None of this is meant to diminish what Andersson and Björnstrand get out of this material. In fact, if there's one thing Dreams is best at proving, it's that Bergman had formed a natural enough rapport with his recurring actors that he could rely on them to carry his material by grounding it in character truths and complicated psychology even if the script lets them down. Those two, and Dahlbeck (playing a predominately serious role for the first time in a Bergman film), are giving Dreams a lot of depth and stability, making something concrete of their characters even if the script kind of thrashes about. And if it ends up shortchanging Susanne something awful.

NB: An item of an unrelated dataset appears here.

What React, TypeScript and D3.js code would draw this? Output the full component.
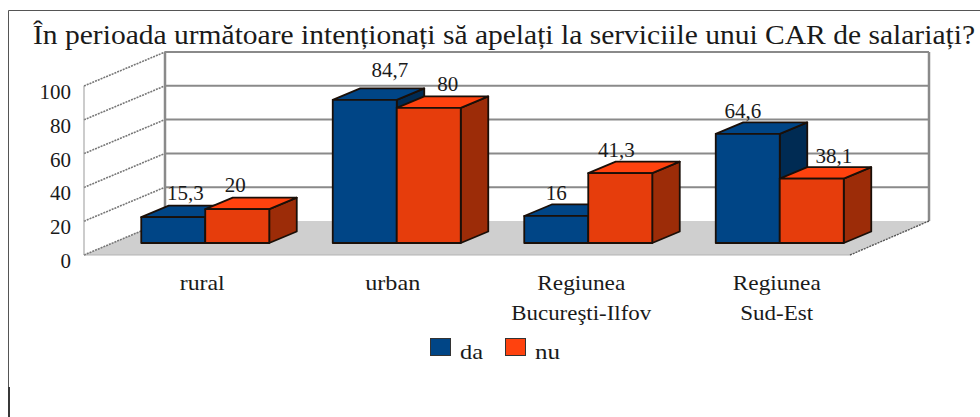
import React from "react";
import * as d3 from "d3";

const categories = ["rural", "urban", "Regiunea|Bucureşti-Ilfov", "Regiunea|Sud-Est"];
const seriesDa = [15.3, 84.7, 16, 64.6];
const seriesNu = [20, 80, 41.3, 38.1];
const labelsDa = ["15,3", "84,7", "16", "64,6"];
const labelsNu = ["20", "80", "41,3", "38,1"];
const yTicks = [0, 20, 40, 60, 80, 100];
const titleText = "În perioada următoare intenționați să apelați la serviciile unui CAR de salariați?";

const W = 980, H = 417;
const FRONT_X0 = 84, FRONT_X1 = 850, BASE_Y = 255;
const DEPTH_X = 81, DEPTH_Y = -34;
const FONT = "'Liberation Serif', serif";
const FS = 21;
const INK = "#1a1a1a";

// label placement nudges (px from the bar's front-face centre / above its top)
const nudgeDa = [[12, 17], [25, 23], [0, 16], [-5, 16]];
const nudgeNu = [[-2, 17], [19, 17], [-4, 16], [22, 16]];
const catNudge = [0, -1, -4, 0];
const catWidths: Record<string, number> = { rural: 45, urban: 55, Regiunea: 88, "Bucureşti-Ilfov": 140, "Sud-Est": 73 };

const x = d3.scaleBand<number>().domain(d3.range(categories.length)).range([FRONT_X0, FRONT_X1]);
const y = d3.scaleLinear().domain([0, 100]).range([0, 169]);
const sub = d3.scaleBand<number>().domain([0, 1]).range([0, 128]);

const C = {
  da: { front: "#004586", top: "#004586", side: "#002b53" },
  nu: { front: "#e63d0c", top: "#ff420e", side: "#9c2c08" },
};

const BAR_SHIFT = 26, BAR_LIFT = 12;

function Bar({ x0, w, h, c }: { x0: number; w: number; h: number; c: typeof C.da }) {
  const bx = x0 + BAR_SHIFT, by = BASE_Y - BAR_LIFT;
  const dx = 27.5, dy = -11.5;
  const top = by - h;
  const stroke = { stroke: "#1a0f08", strokeWidth: 1.8, strokeLinejoin: "round" as const };
  return (
    <g>
      <polygon points={`${bx + w},${by} ${bx + w + dx},${by + dy} ${bx + w + dx},${top + dy} ${bx + w},${top}`} fill={c.side} {...stroke} />
      <polygon points={`${bx},${top} ${bx + dx},${top + dy} ${bx + w + dx},${top + dy} ${bx + w},${top}`} fill={c.top} {...stroke} />
      <rect x={bx} y={top} width={w} height={h} fill={c.front} {...stroke} />
    </g>
  );
}

export default function App() {
  const backRight = FRONT_X1 + DEPTH_X - 2;
  return (
    <svg width={W} height={H} style={{ position: "absolute", left: 0, top: 0, background: "#fff" }}>
      <path d="M8.5,387V10.5H980" fill="none" stroke="#555" strokeWidth={1} />
      <path d="M9,387V417" fill="none" stroke="#222" strokeWidth={1.8} />
      <text x={33} y={44} fontFamily={FONT} fontSize={27} textLength={942} lengthAdjust="spacingAndGlyphs" fill={INK}>{titleText}</text>

      <polygon points={`${FRONT_X0},${BASE_Y} ${FRONT_X0 + DEPTH_X},${BASE_Y + DEPTH_Y} ${backRight},${BASE_Y + DEPTH_Y} ${FRONT_X1},${BASE_Y}`} fill="#cfcfcf" />
      <line x1={FRONT_X0} x2={FRONT_X1} y1={BASE_Y} y2={BASE_Y} stroke="#b3b3b3" strokeWidth={1} />

      {yTicks.map((t) => {
        const yy = BASE_Y - y(t);
        return (
          <g key={t}>
            <line x1={FRONT_X0} y1={yy} x2={FRONT_X0 + DEPTH_X} y2={yy + DEPTH_Y} stroke="#777" strokeWidth={1.6} strokeDasharray="2 1" />
            {t > 0 && <line x1={FRONT_X0 + DEPTH_X} x2={backRight} y1={yy + DEPTH_Y} y2={yy + DEPTH_Y} stroke="#8a8a8a" strokeWidth={2} />}
            <text x={71} y={yy + 13} textAnchor="end" fontFamily={FONT} fontSize={FS} fill={INK}>{t}</text>
          </g>
        );
      })}
      <line x1={FRONT_X0} x2={FRONT_X0} y1={BASE_Y} y2={BASE_Y - y(100)} stroke="#999" strokeWidth={1} />
      <line x1={FRONT_X0 + DEPTH_X} x2={FRONT_X0 + DEPTH_X} y1={BASE_Y + DEPTH_Y} y2={BASE_Y + DEPTH_Y - y(100)} stroke="#8a8a8a" strokeWidth={2.5} />
      <line x1={backRight} x2={backRight} y1={BASE_Y + DEPTH_Y} y2={BASE_Y + DEPTH_Y - y(100)} stroke="#8a8a8a" strokeWidth={2.5} />
      <line x1={FRONT_X1} y1={BASE_Y} x2={backRight} y2={BASE_Y + DEPTH_Y} stroke="#555" strokeWidth={1.4} strokeDasharray="2 1" />

      {categories.map((cat, i) => {
        const g0 = x(i)! + (x.bandwidth() - 129) / 2;
        const w = sub.bandwidth();
        const cx0 = g0 + sub(0)! + BAR_SHIFT + w / 2;
        const cx1 = g0 + sub(1)! + BAR_SHIFT + w / 2;
        const top = BASE_Y - BAR_LIFT;
        return (
          <g key={cat}>
            <Bar x0={g0 + sub(0)!} w={w} h={y(seriesDa[i])} c={C.da} />
            <Bar x0={g0 + sub(1)!} w={w} h={y(seriesNu[i])} c={C.nu} />
            <text x={cx0 + nudgeDa[i][0]} y={top - y(seriesDa[i]) - nudgeDa[i][1]} textAnchor="middle" fontFamily={FONT} fontSize={FS} fill={INK}>{labelsDa[i]}</text>
            <text x={cx1 + nudgeNu[i][0]} y={top - y(seriesNu[i]) - nudgeNu[i][1]} textAnchor="middle" fontFamily={FONT} fontSize={FS} fill={INK}>{labelsNu[i]}</text>
            {cat.split("|").map((ln, k) => (
              <text key={ln} x={x(i)! + x.bandwidth() / 2 + 22.5 + catNudge[i]} y={290 + k * 30} textAnchor="middle" fontFamily={FONT} fontSize={FS} textLength={catWidths[ln]} lengthAdjust="spacingAndGlyphs" fill={INK}>{ln}</text>
            ))}
          </g>
        );
      })}

      <rect x={430.5} y={338.5} width={20} height={17} fill="#004586" stroke="#333" />
      <text x={460} y={359} fontFamily={FONT} fontSize={FS} textLength={23} lengthAdjust="spacingAndGlyphs" fill={INK}>da</text>
      <rect x={505.5} y={338.5} width={20} height={17} fill="#ff420e" stroke="#333" />
      <text x={535} y={359} fontFamily={FONT} fontSize={FS} textLength={25} lengthAdjust="spacingAndGlyphs" fill={INK}>nu</text>
    </svg>
  );
}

Those performances are enough to make the film actively pleasant to watch. So does Hilding Bladh's handsome cinematography: bedecked in a lush range of greys and whites, with the brightness of the photo shoot contrasting nicely with the dark contrast onboard the train to make a strong visual analogue for Susanne's unsettled mood. It's not especially complex, and the exteriors in Göteborg are mostly just there to capture the action, without even the documentary realism than can sometimes give location photography a little boot in interest. But it is, at least, handsome. What's missing, though, is any real drive, any insightful observations about humanity. Susanne's film-ending gesture of kindness is remarkable, and immaculately-performed by Dahlbeck, and I'll concede that knowing how the film ends might make me more attentive to how that ending is threaded throughout the rest of it when I watch it next. But as a guiding principle, I think the right thing to do is to keep it simple, and just accept that Bergman wasn't feeling inspired when he made this. I certainly didn't find anything especially inspiring about watching it.